Bad News for Pet Owners: A Simple Lick Could Make You Sick

a dalmatian licking his nose


We’re sad to say dogs and cats can spread germs to humans.

Cuddling up with your dog or cat after a long, tiring day can provide an unbeatable sense of comfort and relief — but would you feel that way if the snuggle sesh resulted in a full-blown stomach bug?

Research has shown that pets can have positive effects on our overall health, but if you end up with an upset stomach or a mysterious rash, there’s a chance it came from your four-legged friend. Dogs, in particular, are a major source of what’s known as zoonotic diseases, or illnesses that pass between animals and humans. 

“Although dogs can be beneficial to the health and wellbeing of their owners, people should be aware that dogs of any age, including puppies, can sometimes carry harmful germs that can make people sick,” the Centers for Disease Control states. “Germs from dogs can cause a variety of illnesses, from minor skin infections to serious illnesses.”

But how exactly do you catch a virus from your pet in the first place? More on that below, plus what these various illnesses entail and how to protect yourself. 

Can you get sick from a dog or cat spreading germs?

While some expert opinions vary, dogs and cats are known to carry all kinds of potentially harmful bacteria in their mouths. If they’re carrying some kind of infection on their tongue, they can easily spread it to you with a simple lick.

But solely avoiding the slobber won’t necessarily save you. Illnesses can also spread from pets to their humans via any scratch, cut, or bite that breaks the skin. Sadly, even simply snuggling with your pet on the couch or in your bed could expose you to whatever virus they might be carrying at the time. 

You can also get sick without even touching your pet at all. For instance, some diseases — such as certain staph infections — can be quickly transmitted by contaminated items containing your pet’s saliva, such as bedding, food, water bowls, or a toy, so be sure to handle these with care. You might also want to be careful when cleaning up after your pet goes to the bathroom because that’s another common way illnesses can jump from animals to humans.

What kind of diseases can you catch from your cat or dog?

Pets can put you at risk for a shocking number of illnesses. Some are not as concerning as others: For instance, dogs and cats can spread stomach bugs like gastroenteritis, which causes diarrhea, cramps, nausea, vomiting, and fever. In most cases, it’s not a serious or especially harmful illness, according to the National Institutes of Health.

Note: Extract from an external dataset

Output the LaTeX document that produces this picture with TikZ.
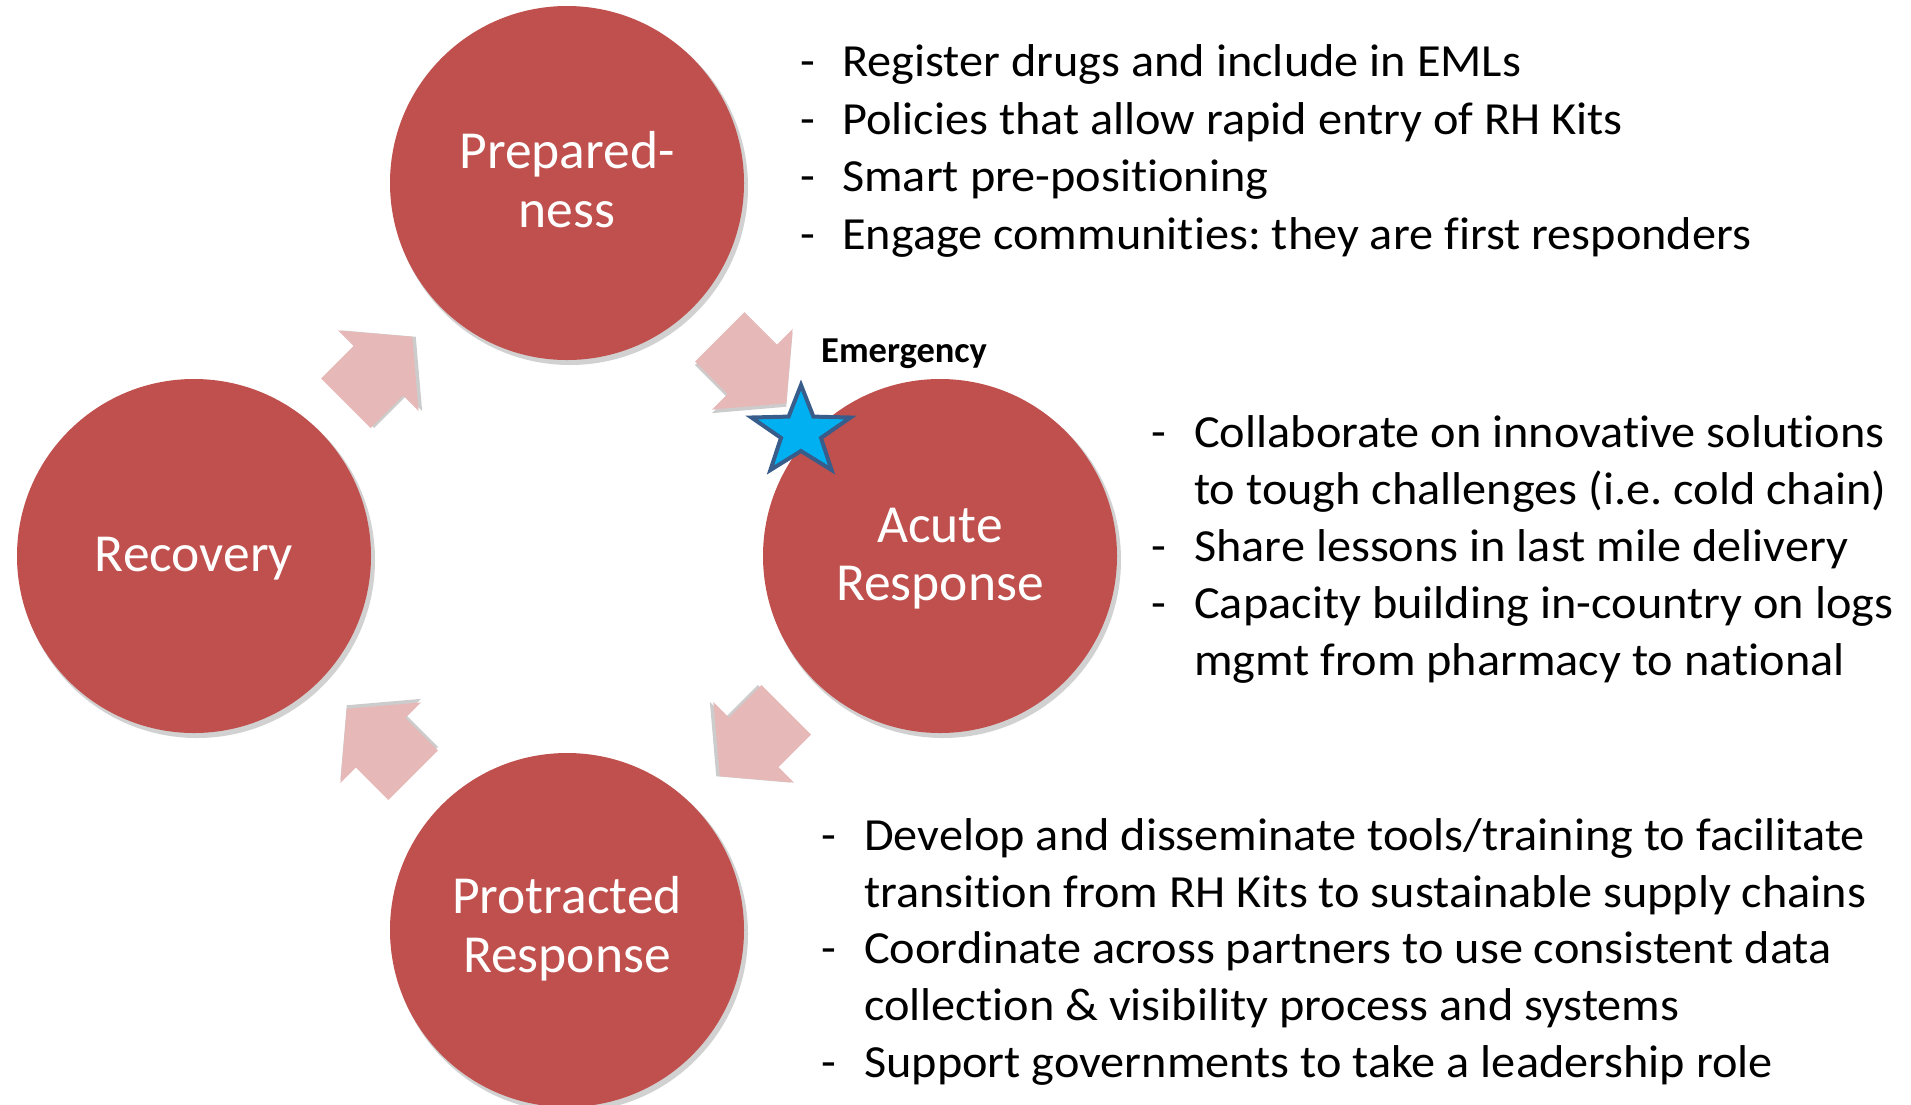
\documentclass[tikz,border=0pt]{standalone}
\usepackage{fontspec}
\setmainfont[Ligatures=NoCommon]{Carlito}
\newfontfamily\bodyfont[Ligatures=NoCommon, FakeStretch=1.05]{Carlito}
\usetikzlibrary{shapes.geometric}
\definecolor{circred}{HTML}{C0504D}
\definecolor{arrpink}{HTML}{E6B9B8}
\definecolor{starfill}{HTML}{00B0F0}
\definecolor{starline}{HTML}{385D8A}
\tikzset{
  phase/.style={circle, fill=circred, minimum size=354pt, inner sep=0pt},
  phaseshadow/.style={circle, fill=black, opacity=0.18, minimum size=356pt, inner sep=0pt},
  lbl/.style={anchor=base, inner sep=0pt, text=white, font=\fontsize{53.5}{58}\selectfont},
  txt/.style={anchor=base west, inner sep=0pt, font=\bodyfont\fontsize{46}{53}\selectfont},
  cyclearrow/.style={fill=arrpink},
  arrowshadow/.style={fill=black, opacity=0.2},
  starstyle/.style={fill=starfill, draw=starline, line width=4pt, line join=miter},
}
\newcommand\blockarrow[3]{%
  \begin{scope}[shift={(#1,#2)}, rotate=#3]
    \fill[arrowshadow, shift={(2.5,2.5)}] (-47,-35) -- (-1,-35) -- (-1,-57) -- (47,0) -- (-1,57) -- (-1,35) -- (-47,35) -- cycle;
    \fill[cyclearrow] (-47,-35) -- (-1,-35) -- (-1,-57) -- (47,0) -- (-1,57) -- (-1,35) -- (-47,35) -- cycle;
  \end{scope}}
\begin{document}
\frenchspacing
\begin{tikzpicture}[x=1pt, y=-1pt]
\useasboundingbox (0,0) rectangle (1911,1104);
\fill[white] (0,0) rectangle (1911,1104);

% circle shadows
\node[phaseshadow] (sh1) at (570,187) {};
\node[phaseshadow] (sh2) at (943,560) {};
\node[phaseshadow] (sh3) at (197,560) {};
\node[phaseshadow] (sh4) at (570,934) {};

% circles
\node[phase] (prep) at (567,183) {};
\node[phase] (acute) at (940,556) {};
\node[phase] (recov) at (194,556) {};
\node[phase] (prot) at (567,930) {};

% arrows
\blockarrow{753}{370}{-45}
\blockarrow{753}{743}{-135}
\blockarrow{380}{742}{135}
\blockarrow{379}{370}{45}

% circle labels
\node[lbl] (prepA) at (567,168) {Prepared-};
\node[lbl] (prepB) at (567,227) {ness};
\node[lbl] (acuteA) at (940,542) {Acute};
\node[lbl] (acuteB) at (940,600) {Response};
\node[lbl] (recovA) at (194,571) {Recovery};
\node[lbl] (protA) at (567,913) {Protracted};
\node[lbl] (protB) at (567,972) {Response};

% emergency star
\draw[starstyle] (801,385) -- (813.4,416.6) -- (850.5,417.5) -- (821.0,437.9) -- (831.6,470.0)
  -- (801,451) -- (770.4,470.0) -- (781.0,437.9) -- (751.5,417.5) -- (788.6,416.6) -- cycle;
\node[anchor=base west, inner sep=0pt, font=\fontsize{36.5}{43}\selectfont\bfseries] (emer) at (821,362) {Emergency};

% block 1
\node[txt] (d1a) at (800,76) {-};
\node[txt] (t1a) at (842,76) {Register drugs and include in EMLs};
\node[txt] (d1b) at (800,134) {-};
\node[txt] (t1b) at (842,134) {Policies that allow rapid entry of RH Kits};
\node[txt] (d1c) at (800,191) {-};
\node[txt] (t1c) at (842,191) {Smart pre-positioning};
\node[txt] (d1d) at (800,249) {-};
\node[txt] (t1d) at (842,249) {Engage communities: they are first responders};

% block 2
\node[txt] (d2a) at (1151,447) {-};
\node[txt] (t2a) at (1194,447) {Collaborate on innovative solutions};
\node[txt] (t2b) at (1194,504) {to tough challenges (i.e. cold chain)};
\node[txt] (d2c) at (1151,561) {-};
\node[txt] (t2c) at (1194,561) {Share lessons in last mile delivery};
\node[txt] (d2d) at (1151,618) {-};
\node[txt] (t2d) at (1194,618) {Capacity building in-country on logs};
\node[txt] (t2e) at (1194,675) {mgmt from pharmacy to national};

% block 3
\node[txt] (d3a) at (821,850) {-};
\node[txt] (t3a) at (864,850) {Develop and disseminate tools/training to facilitate};
\node[txt] (t3b) at (864,907) {transition from RH Kits to sustainable supply chains};
\node[txt] (d3c) at (821,963) {-};
\node[txt] (t3c) at (864,963) {Coordinate across partners to use consistent data};
\node[txt] (t3d) at (864,1020) {collection \& visibility process and systems};
\node[txt] (d3e) at (821,1077) {-};
\node[txt] (t3e) at (864,1077) {Support governments to take a leadership role};
\end{tikzpicture}
\end{document}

Here’s another example: If you thought the bacterial infection salmonella only occurs after eating raw eggs (note to self: put down the cookie dough), then you might be surprised to learn that you can also catch it by coming into contact with a pet’s infected poop or saliva, according to Healthline

On the other end of the spectrum, MRSA (methicillin-resistant Staphylococcus aureus), which can be spread between humans and pets, has become a concern for hospitals in recent years because of its resistance to common antibiotics drugs, making it difficult to treat. It can even be life-threatening among immunocompromised people.

Meanwhile, some researchers even think a new form of the coronavirus that has recently been discovered everywhere from Arkansas to Thailand might’ve originally come from dogs, according to NPR.

Still, what’s probably more common is certain parasitic illnesses. According to a 2017 study published in the National Library of Medicine, dogs and cats can potentially increase pet owners’ chances of tick-borne illnesses, like Lyme disease, because they tend to track these pests inside after exploring the outdoors. Dogs and cats can also spread fungal diseases like ringworm — which causes an itchy rash on the skin.

How can you avoid getting sick from your pet?

The good news is that in the vast majority of cases, these viruses from animals won’t even make you sick — and if they do, you might not even know it. For instance, that new strain of coronavirus only causes mild symptoms among adults (or even none at all).  

But the CDC does recommend taking a variety of steps to protect yourself. You can start by washing your hands thoroughly with soap and water after handling any kind of poop, even if you picked it up with a scooper or bag. If you do indulge in a kiss from your pet, make sure to avoid your face, especially your mouth, nose, or eyes.

Another key step is to stay up-to-date on vaccinations — which goes for shots meant for your furry friend and for yourself. Virologist John Lednicky Lednicky told NPR that humans can spread infections like the flu to pets via a phenomenon known as “reverse zoonosis,” so it’s best to take extra precaution if you’re a pet owner.